Do I need to go to the barangay first?
Ordinary barangay conciliation is not the proper process for enforcing final-pay and retrenchment claims. These disputes are handled through labor mechanisms such as SEnA and the NLRC.
Do I need a lawyer to file a SEnA request?
No lawyer is required to submit an RFA or participate in the initial conciliation process. Keep your presentation factual: identify the employment period, termination date, amounts withheld, documents available, and the result you want.
Can attorney’s fees be awarded for withholding final pay?
Article 111 of the Labor Code allows attorney’s fees of up to 10% of wages recovered in cases of unlawful withholding. An award may be justified when an employee was compelled to litigate to recover lawful wages or benefits, even when malice was not separately proven. (Supreme Court E-Library)
Can I demand my certificate of employment even if final pay is disputed?
Yes. A certificate of employment is separate from final-pay settlement.

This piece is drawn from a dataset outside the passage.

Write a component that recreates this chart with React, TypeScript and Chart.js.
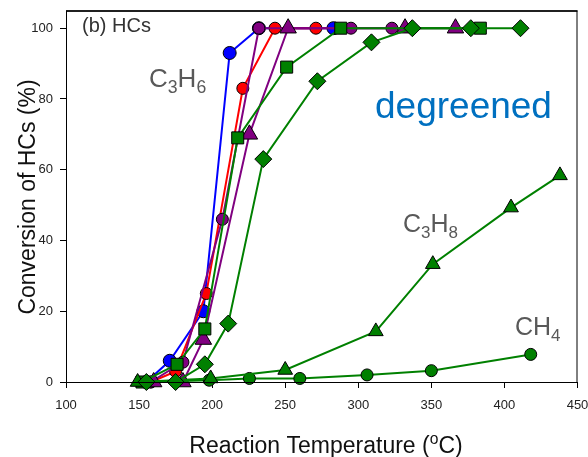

Under DOLE Labor Advisory No. 06-20, it should be issued within three days from the employee’s request.
Key Takeaways
- Final pay should generally be released within 30 days from the effective date of retrenchment.
- It may include unpaid salary, pro-rated 13th-month pay, separation pay, convertible leave, commissions, refunds, and contractual benefits.
- Retrenchment separation pay is the higher of one month’s pay or at least one-half month’s pay for every credited year of service.
- Six months or more of a partial year counts as one full year.
- Retrenchment must be supported by genuine losses, good faith, fair selection criteria, proper notice, and payment of separation pay.
- Complete clearance quickly, return company property, and keep signed turnover receipts.
- Demand an itemized computation and a definite payment date in writing.
- File a SEnA Request for Assistance when the employer does not pay or repeatedly gives vague explanations.
- Proceed to the NLRC if settlement fails or if the retrenchment itself may have been illegal.
- Do not wait until the three-year period for monetary claims is close to expiring.